Can you write out all the lines word for word, with no pictures?
====
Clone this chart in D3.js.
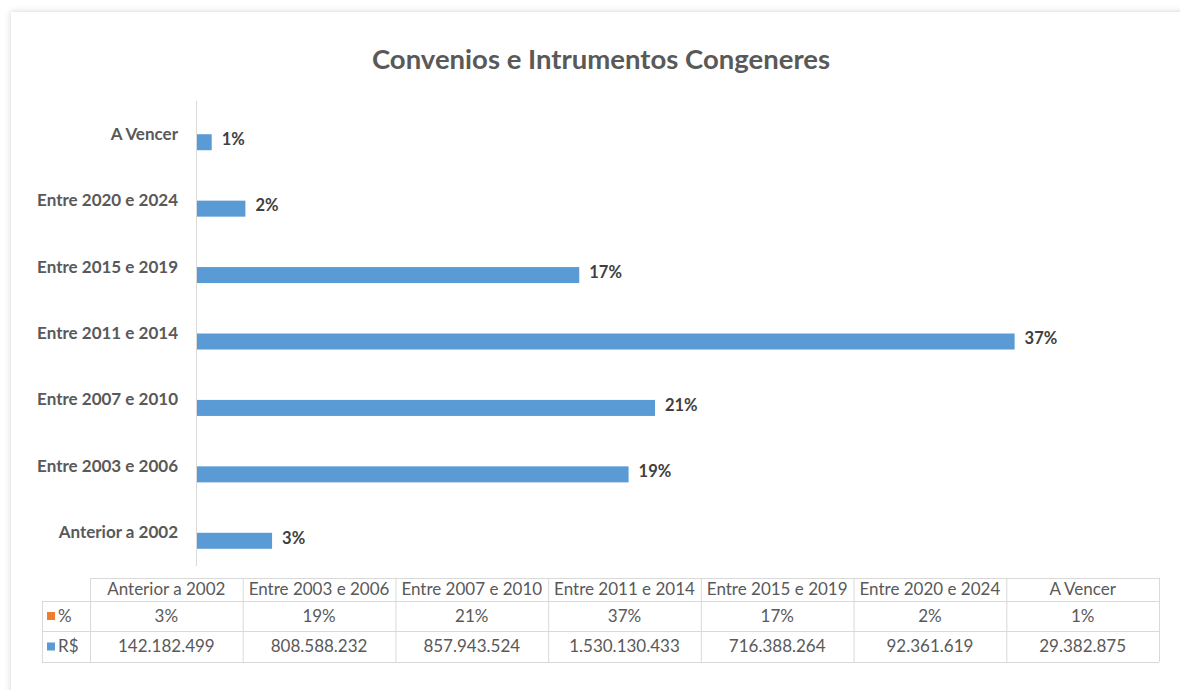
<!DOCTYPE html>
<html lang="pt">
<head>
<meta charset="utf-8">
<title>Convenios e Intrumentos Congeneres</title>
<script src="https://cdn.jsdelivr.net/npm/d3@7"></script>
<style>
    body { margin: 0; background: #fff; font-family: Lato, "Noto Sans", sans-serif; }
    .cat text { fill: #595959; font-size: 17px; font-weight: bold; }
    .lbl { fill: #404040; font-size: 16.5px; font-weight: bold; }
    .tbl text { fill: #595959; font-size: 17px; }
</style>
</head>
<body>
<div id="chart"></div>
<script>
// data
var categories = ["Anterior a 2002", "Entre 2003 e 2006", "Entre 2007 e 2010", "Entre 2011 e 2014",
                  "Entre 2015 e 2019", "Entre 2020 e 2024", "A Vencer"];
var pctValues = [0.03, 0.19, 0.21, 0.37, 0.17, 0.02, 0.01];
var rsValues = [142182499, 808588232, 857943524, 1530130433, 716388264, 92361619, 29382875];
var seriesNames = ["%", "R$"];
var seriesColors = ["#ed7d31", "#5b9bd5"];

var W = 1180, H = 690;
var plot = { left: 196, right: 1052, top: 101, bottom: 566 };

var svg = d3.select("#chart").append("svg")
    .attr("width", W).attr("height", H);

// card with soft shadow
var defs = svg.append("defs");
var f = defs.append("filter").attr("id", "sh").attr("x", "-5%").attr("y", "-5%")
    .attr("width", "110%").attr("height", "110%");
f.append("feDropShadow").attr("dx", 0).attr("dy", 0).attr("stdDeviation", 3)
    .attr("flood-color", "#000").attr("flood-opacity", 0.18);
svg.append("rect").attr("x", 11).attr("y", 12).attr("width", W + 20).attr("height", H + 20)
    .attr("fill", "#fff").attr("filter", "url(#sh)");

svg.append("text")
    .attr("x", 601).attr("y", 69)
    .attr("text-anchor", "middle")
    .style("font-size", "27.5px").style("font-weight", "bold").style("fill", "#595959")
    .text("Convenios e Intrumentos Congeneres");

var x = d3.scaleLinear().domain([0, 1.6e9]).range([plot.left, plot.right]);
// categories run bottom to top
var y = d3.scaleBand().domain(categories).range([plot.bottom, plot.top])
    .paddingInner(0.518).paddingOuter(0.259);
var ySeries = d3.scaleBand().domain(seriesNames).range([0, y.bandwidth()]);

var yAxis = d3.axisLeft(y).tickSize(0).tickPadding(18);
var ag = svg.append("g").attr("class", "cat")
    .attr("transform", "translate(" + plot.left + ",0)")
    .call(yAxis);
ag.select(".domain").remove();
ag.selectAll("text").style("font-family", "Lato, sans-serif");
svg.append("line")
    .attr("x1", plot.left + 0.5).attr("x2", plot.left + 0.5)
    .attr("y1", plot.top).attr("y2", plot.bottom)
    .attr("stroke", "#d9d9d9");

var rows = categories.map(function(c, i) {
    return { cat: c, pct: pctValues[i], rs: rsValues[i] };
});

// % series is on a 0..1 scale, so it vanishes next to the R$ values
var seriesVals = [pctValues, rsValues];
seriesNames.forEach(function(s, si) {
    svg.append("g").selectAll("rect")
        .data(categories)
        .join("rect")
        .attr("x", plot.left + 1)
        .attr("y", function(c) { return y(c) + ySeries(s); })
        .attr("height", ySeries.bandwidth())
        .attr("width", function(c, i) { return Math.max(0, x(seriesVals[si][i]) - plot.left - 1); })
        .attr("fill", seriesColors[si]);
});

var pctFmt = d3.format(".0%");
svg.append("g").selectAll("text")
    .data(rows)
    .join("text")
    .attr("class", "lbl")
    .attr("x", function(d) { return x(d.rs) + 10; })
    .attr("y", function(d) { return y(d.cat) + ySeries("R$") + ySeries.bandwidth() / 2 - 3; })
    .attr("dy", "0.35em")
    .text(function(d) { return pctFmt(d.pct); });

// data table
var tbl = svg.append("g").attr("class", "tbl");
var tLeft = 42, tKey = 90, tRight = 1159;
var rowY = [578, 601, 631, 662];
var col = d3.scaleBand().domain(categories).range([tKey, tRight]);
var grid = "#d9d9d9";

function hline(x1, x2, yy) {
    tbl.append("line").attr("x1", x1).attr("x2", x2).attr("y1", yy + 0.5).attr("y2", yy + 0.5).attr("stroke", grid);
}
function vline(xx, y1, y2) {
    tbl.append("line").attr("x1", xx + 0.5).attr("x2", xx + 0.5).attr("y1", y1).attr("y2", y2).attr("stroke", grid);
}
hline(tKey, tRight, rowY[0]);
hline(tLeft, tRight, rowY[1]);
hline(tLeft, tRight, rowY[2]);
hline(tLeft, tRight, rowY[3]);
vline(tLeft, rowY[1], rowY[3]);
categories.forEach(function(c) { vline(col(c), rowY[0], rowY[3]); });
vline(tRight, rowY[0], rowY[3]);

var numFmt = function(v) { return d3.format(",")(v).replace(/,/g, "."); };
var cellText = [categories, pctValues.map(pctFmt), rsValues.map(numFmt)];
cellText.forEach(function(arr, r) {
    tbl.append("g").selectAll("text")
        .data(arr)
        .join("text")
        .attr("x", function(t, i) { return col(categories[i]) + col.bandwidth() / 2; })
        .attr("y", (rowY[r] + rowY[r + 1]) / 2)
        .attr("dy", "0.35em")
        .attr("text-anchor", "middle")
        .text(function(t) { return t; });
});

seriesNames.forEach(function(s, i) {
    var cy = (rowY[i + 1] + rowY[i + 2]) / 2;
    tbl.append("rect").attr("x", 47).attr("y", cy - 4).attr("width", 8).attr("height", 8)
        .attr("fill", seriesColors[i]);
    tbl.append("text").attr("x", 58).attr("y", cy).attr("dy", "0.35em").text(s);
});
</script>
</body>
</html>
====
_FINISHED TASK:_
Clone this chart in D3.js.
<!DOCTYPE html>
<html lang="pt">
<head>
<meta charset="utf-8">
<title>Convenios e Intrumentos Congeneres</title>
<script src="https://cdn.jsdelivr.net/npm/d3@7"></script>
<style>
    body { margin: 0; background: #fff; font-family: Lato, "Noto Sans", sans-serif; }
    .cat text { fill: #595959; font-size: 17px; font-weight: bold; }
    .lbl { fill: #404040; font-size: 16.5px; font-weight: bold; }
    .tbl text { fill: #595959; font-size: 17px; }
</style>
</head>
<body>
<div id="chart"></div>
<script>
// data
var categories = ["Anterior a 2002", "Entre 2003 e 2006", "Entre 2007 e 2010", "Entre 2011 e 2014",
                  "Entre 2015 e 2019", "Entre 2020 e 2024", "A Vencer"];
var pctValues = [0.03, 0.19, 0.21, 0.37, 0.17, 0.02, 0.01];
var rsValues = [142182499, 808588232, 857943524, 1530130433, 716388264, 92361619, 29382875];
var seriesNames = ["%", "R$"];
var seriesColors = ["#ed7d31", "#5b9bd5"];

var W = 1180, H = 690;
var plot = { left: 196, right: 1052, top: 101, bottom: 566 };

var svg = d3.select("#chart").append("svg")
    .attr("width", W).attr("height", H);

// card with soft shadow
var defs = svg.append("defs");
var f = defs.append("filter").attr("id", "sh").attr("x", "-5%").attr("y", "-5%")
    .attr("width", "110%").attr("height", "110%");
f.append("feDropShadow").attr("dx", 0).attr("dy", 0).attr("stdDeviation", 3)
    .attr("flood-color", "#000").attr("flood-opacity", 0.18);
svg.append("rect").attr("x", 11).attr("y", 12).attr("width", W + 20).attr("height", H + 20)
    .attr("fill", "#fff").attr("filter", "url(#sh)");

svg.append("text")
    .attr("x", 601).attr("y", 69)
    .attr("text-anchor", "middle")
    .style("font-size", "27.5px").style("font-weight", "bold").style("fill", "#595959")
    .text("Convenios e Intrumentos Congeneres");

var x = d3.scaleLinear().domain([0, 1.6e9]).range([plot.left, plot.right]);
// categories run bottom to top
var y = d3.scaleBand().domain(categories).range([plot.bottom, plot.top])
    .paddingInner(0.518).paddingOuter(0.259);
var ySeries = d3.scaleBand().domain(seriesNames).range([0, y.bandwidth()]);

var yAxis = d3.axisLeft(y).tickSize(0).tickPadding(18);
var ag = svg.append("g").attr("class", "cat")
    .attr("transform", "translate(" + plot.left + ",0)")
    .call(yAxis);
ag.select(".domain").remove();
ag.selectAll("text").style("font-family", "Lato, sans-serif");
svg.append("line")
    .attr("x1", plot.left + 0.5).attr("x2", plot.left + 0.5)
    .attr("y1", plot.top).attr("y2", plot.bottom)
    .attr("stroke", "#d9d9d9");

var rows = categories.map(function(c, i) {
    return { cat: c, pct: pctValues[i], rs: rsValues[i] };
});

// % series is on a 0..1 scale, so it vanishes next to the R$ values
var seriesVals = [pctValues, rsValues];
seriesNames.forEach(function(s, si) {
    svg.append("g").selectAll("rect")
        .data(categories)
        .join("rect")
        .attr("x", plot.left + 1)
        .attr("y", function(c) { return y(c) + ySeries(s); })
        .attr("height", ySeries.bandwidth())
        .attr("width", function(c, i) { return Math.max(0, x(seriesVals[si][i]) - plot.left - 1); })
        .attr("fill", seriesColors[si]);
});

var pctFmt = d3.format(".0%");
svg.append("g").selectAll("text")
    .data(rows)
    .join("text")
    .attr("class", "lbl")
    .attr("x", function(d) { return x(d.rs) + 10; })
    .attr("y", function(d) { return y(d.cat) + ySeries("R$") + ySeries.bandwidth() / 2 - 3; })
    .attr("dy", "0.35em")
    .text(function(d) { return pctFmt(d.pct); });

// data table
var tbl = svg.append("g").attr("class", "tbl");
var tLeft = 42, tKey = 90, tRight = 1159;
var rowY = [578, 601, 631, 662];
var col = d3.scaleBand().domain(categories).range([tKey, tRight]);
var grid = "#d9d9d9";

function hline(x1, x2, yy) {
    tbl.append("line").attr("x1", x1).attr("x2", x2).attr("y1", yy + 0.5).attr("y2", yy + 0.5).attr("stroke", grid);
}
function vline(xx, y1, y2) {
    tbl.append("line").attr("x1", xx + 0.5).attr("x2", xx + 0.5).attr("y1", y1).attr("y2", y2).attr("stroke", grid);
}
hline(tKey, tRight, rowY[0]);
hline(tLeft, tRight, rowY[1]);
hline(tLeft, tRight, rowY[2]);
hline(tLeft, tRight, rowY[3]);
vline(tLeft, rowY[1], rowY[3]);
categories.forEach(function(c) { vline(col(c), rowY[0], rowY[3]); });
vline(tRight, rowY[0], rowY[3]);

var numFmt = function(v) { return d3.format(",")(v).replace(/,/g, "."); };
var cellText = [categories, pctValues.map(pctFmt), rsValues.map(numFmt)];
cellText.forEach(function(arr, r) {
    tbl.append("g").selectAll("text")
        .data(arr)
        .join("text")
        .attr("x", function(t, i) { return col(categories[i]) + col.bandwidth() / 2; })
        .attr("y", (rowY[r] + rowY[r + 1]) / 2)
        .attr("dy", "0.35em")
        .attr("text-anchor", "middle")
        .text(function(t) { return t; });
});

seriesNames.forEach(function(s, i) {
    var cy = (rowY[i + 1] + rowY[i + 2]) / 2;
    tbl.append("rect").attr("x", 47).attr("y", cy - 4).attr("width", 8).attr("height", 8)
        .attr("fill", seriesColors[i]);
    tbl.append("text").attr("x", 58).attr("y", cy).attr("dy", "0.35em").text(s);
});
</script>
</body>
</html>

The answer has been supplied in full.